__RECORDS SUPPLIED__.
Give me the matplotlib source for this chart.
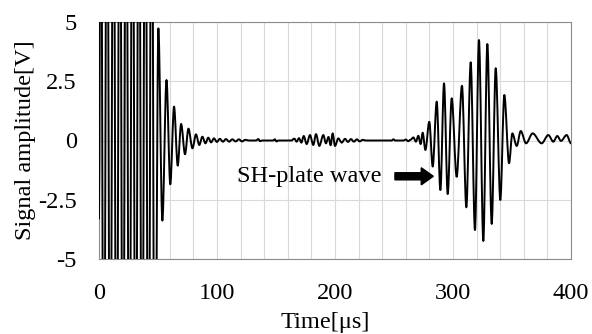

* * *

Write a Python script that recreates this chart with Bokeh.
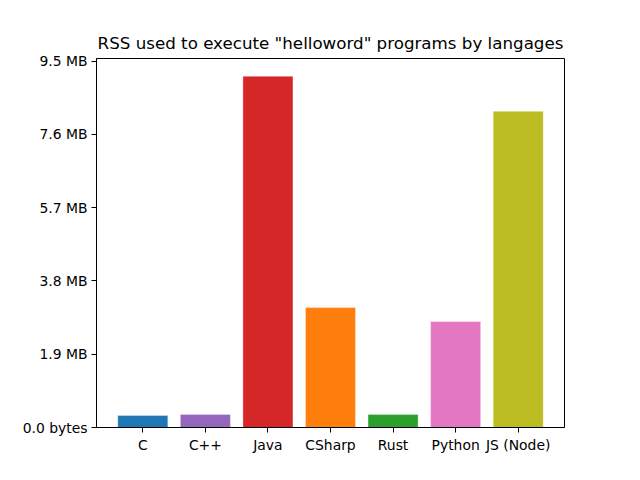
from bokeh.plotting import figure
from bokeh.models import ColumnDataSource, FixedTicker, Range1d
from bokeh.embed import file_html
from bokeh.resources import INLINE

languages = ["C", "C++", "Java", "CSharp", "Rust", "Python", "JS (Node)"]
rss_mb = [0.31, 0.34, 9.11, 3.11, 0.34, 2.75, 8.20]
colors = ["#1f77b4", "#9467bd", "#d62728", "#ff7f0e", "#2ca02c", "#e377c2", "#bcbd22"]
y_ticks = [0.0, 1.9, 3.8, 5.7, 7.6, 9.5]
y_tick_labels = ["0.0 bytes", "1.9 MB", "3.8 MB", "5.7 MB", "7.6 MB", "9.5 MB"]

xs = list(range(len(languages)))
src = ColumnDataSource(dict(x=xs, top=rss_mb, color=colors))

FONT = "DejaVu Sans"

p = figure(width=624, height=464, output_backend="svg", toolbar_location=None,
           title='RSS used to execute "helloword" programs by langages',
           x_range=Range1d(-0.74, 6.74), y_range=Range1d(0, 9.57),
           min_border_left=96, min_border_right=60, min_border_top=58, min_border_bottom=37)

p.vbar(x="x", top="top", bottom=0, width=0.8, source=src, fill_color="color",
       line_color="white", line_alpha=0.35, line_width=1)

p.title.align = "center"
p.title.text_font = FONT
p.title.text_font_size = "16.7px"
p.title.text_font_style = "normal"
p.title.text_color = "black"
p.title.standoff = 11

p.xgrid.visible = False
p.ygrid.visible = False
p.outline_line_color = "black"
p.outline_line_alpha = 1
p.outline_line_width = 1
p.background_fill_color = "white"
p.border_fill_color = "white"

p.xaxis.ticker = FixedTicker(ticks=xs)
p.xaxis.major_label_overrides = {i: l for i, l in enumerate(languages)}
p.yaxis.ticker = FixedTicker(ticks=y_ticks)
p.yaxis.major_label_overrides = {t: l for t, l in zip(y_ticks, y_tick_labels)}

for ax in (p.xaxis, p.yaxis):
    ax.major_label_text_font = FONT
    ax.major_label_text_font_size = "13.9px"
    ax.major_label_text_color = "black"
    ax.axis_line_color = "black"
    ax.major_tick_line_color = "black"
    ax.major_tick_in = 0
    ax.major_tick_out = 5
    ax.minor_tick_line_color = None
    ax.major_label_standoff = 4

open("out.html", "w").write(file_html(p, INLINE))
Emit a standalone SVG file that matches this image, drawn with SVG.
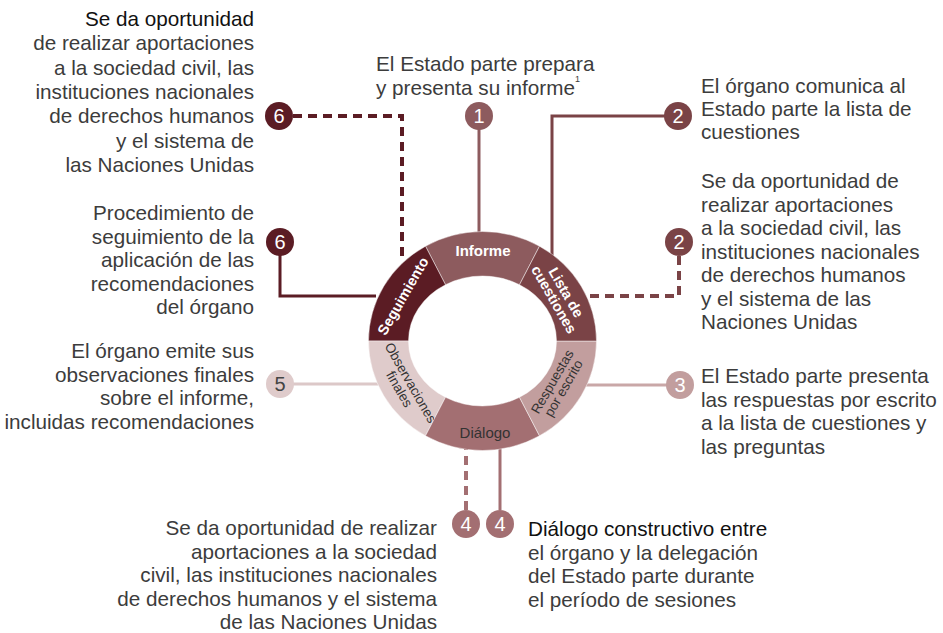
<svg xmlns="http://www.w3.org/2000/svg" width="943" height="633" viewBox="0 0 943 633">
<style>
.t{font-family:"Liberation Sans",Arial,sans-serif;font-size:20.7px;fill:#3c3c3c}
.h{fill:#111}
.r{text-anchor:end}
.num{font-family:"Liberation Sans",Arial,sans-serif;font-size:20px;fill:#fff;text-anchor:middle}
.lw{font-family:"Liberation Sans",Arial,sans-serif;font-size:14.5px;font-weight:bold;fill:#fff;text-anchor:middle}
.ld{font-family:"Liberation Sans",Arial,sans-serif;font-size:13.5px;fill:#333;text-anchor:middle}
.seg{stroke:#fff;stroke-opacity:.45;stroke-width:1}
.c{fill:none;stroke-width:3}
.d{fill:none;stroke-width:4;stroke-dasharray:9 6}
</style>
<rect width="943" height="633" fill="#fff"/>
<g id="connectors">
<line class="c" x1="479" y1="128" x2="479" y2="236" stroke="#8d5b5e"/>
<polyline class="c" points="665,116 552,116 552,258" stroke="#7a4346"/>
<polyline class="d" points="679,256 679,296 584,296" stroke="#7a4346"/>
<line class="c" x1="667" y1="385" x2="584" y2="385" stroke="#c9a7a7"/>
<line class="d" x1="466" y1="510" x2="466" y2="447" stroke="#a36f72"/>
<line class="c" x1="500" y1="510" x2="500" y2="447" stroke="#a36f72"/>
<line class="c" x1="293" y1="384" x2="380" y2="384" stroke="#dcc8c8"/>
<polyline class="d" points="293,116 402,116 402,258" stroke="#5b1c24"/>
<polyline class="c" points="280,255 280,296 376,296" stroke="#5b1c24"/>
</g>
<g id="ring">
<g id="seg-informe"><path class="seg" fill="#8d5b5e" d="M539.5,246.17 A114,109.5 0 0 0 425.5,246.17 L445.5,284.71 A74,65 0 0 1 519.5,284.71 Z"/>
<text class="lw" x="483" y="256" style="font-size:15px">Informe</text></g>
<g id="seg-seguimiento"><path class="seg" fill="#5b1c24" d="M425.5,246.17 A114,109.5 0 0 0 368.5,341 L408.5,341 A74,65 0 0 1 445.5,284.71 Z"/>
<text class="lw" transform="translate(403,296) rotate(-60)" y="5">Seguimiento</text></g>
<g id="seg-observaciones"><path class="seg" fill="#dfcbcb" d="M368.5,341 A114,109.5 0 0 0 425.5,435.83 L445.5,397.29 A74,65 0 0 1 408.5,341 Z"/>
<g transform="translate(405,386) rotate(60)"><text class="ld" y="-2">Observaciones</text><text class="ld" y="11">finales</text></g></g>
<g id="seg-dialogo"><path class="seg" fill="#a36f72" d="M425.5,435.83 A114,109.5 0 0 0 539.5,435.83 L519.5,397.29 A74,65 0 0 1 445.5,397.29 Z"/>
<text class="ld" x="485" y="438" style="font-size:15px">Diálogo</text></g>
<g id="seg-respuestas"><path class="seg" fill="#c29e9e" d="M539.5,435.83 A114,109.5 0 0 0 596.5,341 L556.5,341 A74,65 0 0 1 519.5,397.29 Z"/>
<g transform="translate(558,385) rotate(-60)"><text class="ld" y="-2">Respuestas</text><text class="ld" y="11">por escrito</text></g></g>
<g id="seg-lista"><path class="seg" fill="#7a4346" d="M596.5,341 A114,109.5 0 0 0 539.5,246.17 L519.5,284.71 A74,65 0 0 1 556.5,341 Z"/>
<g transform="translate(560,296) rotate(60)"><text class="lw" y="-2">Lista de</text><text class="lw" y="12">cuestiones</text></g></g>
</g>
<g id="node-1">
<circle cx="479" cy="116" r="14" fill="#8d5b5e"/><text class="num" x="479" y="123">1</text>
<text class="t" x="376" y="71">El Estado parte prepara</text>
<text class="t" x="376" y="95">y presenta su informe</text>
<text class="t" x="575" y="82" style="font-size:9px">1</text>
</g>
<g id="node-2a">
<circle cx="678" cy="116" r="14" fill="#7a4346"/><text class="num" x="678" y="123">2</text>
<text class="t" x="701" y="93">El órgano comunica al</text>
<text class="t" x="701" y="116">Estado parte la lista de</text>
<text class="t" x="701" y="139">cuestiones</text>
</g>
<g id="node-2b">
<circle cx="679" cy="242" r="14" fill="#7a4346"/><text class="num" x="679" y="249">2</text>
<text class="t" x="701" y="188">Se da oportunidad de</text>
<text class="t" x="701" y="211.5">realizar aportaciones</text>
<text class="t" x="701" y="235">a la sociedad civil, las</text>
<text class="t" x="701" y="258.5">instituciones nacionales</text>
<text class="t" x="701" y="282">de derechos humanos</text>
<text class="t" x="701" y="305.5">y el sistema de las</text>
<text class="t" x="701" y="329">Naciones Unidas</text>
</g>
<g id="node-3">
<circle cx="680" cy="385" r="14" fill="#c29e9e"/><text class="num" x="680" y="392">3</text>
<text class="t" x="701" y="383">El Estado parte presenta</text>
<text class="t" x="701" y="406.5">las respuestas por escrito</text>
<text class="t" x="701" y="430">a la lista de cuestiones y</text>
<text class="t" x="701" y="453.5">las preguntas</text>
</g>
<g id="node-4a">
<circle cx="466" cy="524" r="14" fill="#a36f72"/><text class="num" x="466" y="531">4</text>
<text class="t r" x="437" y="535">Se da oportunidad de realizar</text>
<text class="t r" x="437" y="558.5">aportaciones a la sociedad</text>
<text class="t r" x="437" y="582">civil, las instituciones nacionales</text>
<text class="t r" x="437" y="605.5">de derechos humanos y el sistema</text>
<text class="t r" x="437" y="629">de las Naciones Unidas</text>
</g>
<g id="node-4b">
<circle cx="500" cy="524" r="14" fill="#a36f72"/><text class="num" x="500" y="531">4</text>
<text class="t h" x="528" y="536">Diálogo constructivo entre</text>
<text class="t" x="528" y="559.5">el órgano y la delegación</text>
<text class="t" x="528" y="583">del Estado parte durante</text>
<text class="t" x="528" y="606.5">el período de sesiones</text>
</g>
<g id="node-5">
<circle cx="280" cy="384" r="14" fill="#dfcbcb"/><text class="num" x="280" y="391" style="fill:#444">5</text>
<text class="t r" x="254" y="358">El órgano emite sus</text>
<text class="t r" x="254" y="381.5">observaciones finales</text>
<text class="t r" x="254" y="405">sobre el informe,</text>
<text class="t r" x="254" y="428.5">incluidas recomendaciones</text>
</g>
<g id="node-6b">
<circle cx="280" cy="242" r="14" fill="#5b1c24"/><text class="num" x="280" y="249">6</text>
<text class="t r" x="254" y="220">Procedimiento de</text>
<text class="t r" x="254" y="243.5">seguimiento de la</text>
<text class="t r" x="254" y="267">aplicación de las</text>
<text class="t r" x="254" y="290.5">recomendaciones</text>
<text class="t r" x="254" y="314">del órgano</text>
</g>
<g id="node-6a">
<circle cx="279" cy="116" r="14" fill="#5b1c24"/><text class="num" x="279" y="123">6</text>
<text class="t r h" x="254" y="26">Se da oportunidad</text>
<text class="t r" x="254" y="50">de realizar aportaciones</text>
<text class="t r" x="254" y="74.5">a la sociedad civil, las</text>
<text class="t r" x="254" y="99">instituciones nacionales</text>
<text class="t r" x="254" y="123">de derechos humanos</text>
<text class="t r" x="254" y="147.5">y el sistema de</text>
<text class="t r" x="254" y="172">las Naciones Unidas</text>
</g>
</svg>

==

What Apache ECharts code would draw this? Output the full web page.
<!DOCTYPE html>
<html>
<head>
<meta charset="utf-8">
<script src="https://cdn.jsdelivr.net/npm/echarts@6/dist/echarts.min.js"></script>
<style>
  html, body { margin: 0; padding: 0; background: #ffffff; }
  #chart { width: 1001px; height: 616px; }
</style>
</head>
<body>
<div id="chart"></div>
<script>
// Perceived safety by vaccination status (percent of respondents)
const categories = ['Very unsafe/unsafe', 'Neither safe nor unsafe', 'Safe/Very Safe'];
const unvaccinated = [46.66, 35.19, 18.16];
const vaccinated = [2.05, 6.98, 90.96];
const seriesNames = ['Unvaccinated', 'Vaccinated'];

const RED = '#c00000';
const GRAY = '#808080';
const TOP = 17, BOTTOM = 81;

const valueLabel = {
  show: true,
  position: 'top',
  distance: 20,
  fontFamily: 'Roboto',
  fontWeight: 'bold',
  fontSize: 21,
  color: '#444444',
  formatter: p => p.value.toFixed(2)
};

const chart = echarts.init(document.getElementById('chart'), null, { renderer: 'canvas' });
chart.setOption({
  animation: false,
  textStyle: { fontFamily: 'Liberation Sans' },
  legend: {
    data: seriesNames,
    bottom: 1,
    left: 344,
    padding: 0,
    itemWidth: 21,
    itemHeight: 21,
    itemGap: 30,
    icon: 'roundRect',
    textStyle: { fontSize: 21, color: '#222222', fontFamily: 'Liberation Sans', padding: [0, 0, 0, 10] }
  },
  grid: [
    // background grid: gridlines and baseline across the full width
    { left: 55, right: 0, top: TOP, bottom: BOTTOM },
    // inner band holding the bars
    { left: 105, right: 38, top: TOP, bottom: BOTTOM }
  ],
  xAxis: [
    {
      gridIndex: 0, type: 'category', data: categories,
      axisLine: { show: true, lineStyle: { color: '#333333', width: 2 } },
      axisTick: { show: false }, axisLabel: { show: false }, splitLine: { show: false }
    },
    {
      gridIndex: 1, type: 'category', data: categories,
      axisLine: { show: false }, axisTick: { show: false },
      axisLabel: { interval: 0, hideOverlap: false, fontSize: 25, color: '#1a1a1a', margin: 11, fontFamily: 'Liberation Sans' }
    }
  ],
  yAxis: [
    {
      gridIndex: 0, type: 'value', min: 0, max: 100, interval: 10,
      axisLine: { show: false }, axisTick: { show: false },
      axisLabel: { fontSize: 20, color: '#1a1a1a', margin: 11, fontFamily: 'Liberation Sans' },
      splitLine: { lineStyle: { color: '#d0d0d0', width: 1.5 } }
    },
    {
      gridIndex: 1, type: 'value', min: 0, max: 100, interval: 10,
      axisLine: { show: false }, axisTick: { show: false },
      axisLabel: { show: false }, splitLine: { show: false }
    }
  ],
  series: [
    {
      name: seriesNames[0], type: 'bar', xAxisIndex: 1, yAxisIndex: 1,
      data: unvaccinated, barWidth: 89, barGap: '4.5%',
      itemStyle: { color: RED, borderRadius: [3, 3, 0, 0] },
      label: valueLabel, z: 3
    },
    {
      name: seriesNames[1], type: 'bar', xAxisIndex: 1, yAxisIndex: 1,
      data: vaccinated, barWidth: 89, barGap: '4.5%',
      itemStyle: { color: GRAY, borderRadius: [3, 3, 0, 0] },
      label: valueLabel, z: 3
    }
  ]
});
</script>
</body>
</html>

__THE TASK__. What's needed is an exact copy of the lines above from the one with "Write a Python" through the one with "from bokeh.resources import INLINE", both included; the pictures stay out.

__OUTPUT OF THE TASK__.
Write a Python script that recreates this chart with Bokeh.
from bokeh.plotting import figure
from bokeh.models import ColumnDataSource, FixedTicker, Range1d
from bokeh.embed import file_html
from bokeh.resources import INLINE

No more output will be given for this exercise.